I trained a LongT5 model using Huggingface's tooling.
When I use the trained model directly after training the inference works as expected, I get good quality output, as expected from the training metrics. However if I save the model and load it from the disk, the output is gibberish. I can't figure out why.
Code producing good output:
text = dataset['test'][0]['from']
inputs = tokenizer(text, return_tensors="pt").input_ids
inputs = inputs.to('cuda:0')
model.eval()
with torch.no_grad():
model.to('cuda:0')
model.generation_config = generation_config
outputs = model.generate(inputs)
translation = tokenizer.decode(outputs[0], skip_special_tokens=True)
# Prints correct output
print(translation)
How I save the model:
trainer.save_model(os.path.join(model_output_dir, "final"))
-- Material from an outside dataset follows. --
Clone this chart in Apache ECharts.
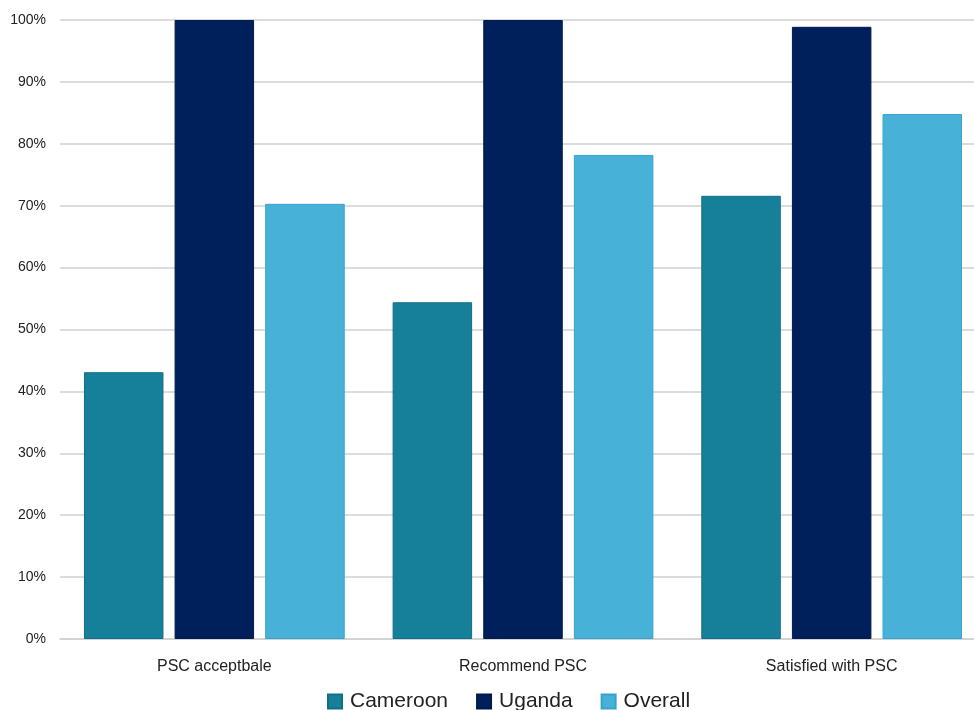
<!DOCTYPE html>
<html><head><meta charset="utf-8">
<script src="https://cdn.jsdelivr.net/npm/echarts@6/dist/echarts.min.js"></script>
<style>html,body{margin:0;padding:0;background:#fff;overflow:hidden;width:974px;height:710px}#c{width:986px;height:710px}</style>
</head><body><div id="c"></div>
<script>
const categories = ['PSC acceptbale', 'Recommend PSC', 'Satisfied with PSC'];
const cameroon = [43.1, 54.4, 71.6];
const uganda = [100, 100, 98.9];
const overall = [70.3, 78.2, 84.8];
const yTicks = [0, 10, 20, 30, 40, 50, 60, 70, 80, 90, 100];

const chart = echarts.init(document.getElementById('c'));
const font = '"Liberation Sans", "DejaVu Sans", sans-serif';
function bar(name, data, color, border) {
  return { name, type: 'bar', data, barWidth: 79.5, barGap: '14%',
    itemStyle: { color, borderColor: border, borderWidth: 1 } };
}
chart.setOption({
  animation: false,
  textStyle: { fontFamily: font },
  grid: { left: 60, top: 20, right: 0, bottom: 71, containLabel: false },
  xAxis: { type: 'category', data: categories,
    axisLine: { lineStyle: { color: '#d0d0d0', width: 1.5 } }, axisTick: { show: false },
    axisLabel: { color: '#222', fontSize: 16, margin: 20, fontFamily: font } },
  yAxis: { type: 'value', min: yTicks[0], max: yTicks[yTicks.length - 1], interval: 10,
    axisLabel: { formatter: '{value}%', color: '#222', fontSize: 14, margin: 14, fontFamily: font },
    axisLine: { show: false }, axisTick: { show: false },
    splitLine: { lineStyle: { color: '#d0d0d0', width: 1.5 } } },
  legend: { top: 686, left: 322, itemWidth: 14, itemHeight: 14, itemGap: 28,
    icon: 'rect', textStyle: { fontSize: 21, color: '#222', fontFamily: font, padding: [0, 0, 0, 3] },
    data: ['Cameroon', 'Uganda', 'Overall'] },
  series: [
    bar('Cameroon', cameroon, '#16809A', '#0f6f86'),
    bar('Uganda', uganda, '#00205B', '#001a4a'),
    bar('Overall', overall, '#48B1D8', '#35a3cf')
  ]
});
</script></body></html>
tokenizer.save_pretrained(os.path.join(model_output_dir, "final"))
How I load the model:
model = LongT5ForConditionalGeneration.from_pretrained(os.path.join(model_output_dir, "final"))
model.to('cuda:0')
model.generation_config = generation_config
outputs = model.generate(inputs)
translation = tokenizer.decode(outputs[0], skip_special_tokens=True)
# Prints random garbage, like:
# pamper verre195188 albums188 albums188188 albums188 albums188 albums188 albums; unterschiedlich188 albums188 albums188 albums ...
print(translation)
In both cases, the tokenizer is the instance that already exists in memory during the training, but it doesn't make a difference whether I load it from the disk or not -- same result.
The generation_config
variable looks like this and it's also set in the training arguments:
generation_config = GenerationConfig.from_model_config(model.config)
generation_config._from_model_config = False
generation_config.max_new_tokens = 512
It makes no difference whether it's set in the inference code or not, I still get gibberish.
So, it turns out some strange bug in the current stable version of safetensors. It doesn't save the encoder.embed_tokens.weight
and decoder.embed_tokens.weight
state, so when the model is loaded again, these layers are initialized with random numbers.
There are two workarounds:
!pip install -U git+https://github.com/huggingface/safetensors.git
save_safetensors=False
in the training arguments, so that HF will use pickle to save your model instead of safetensors.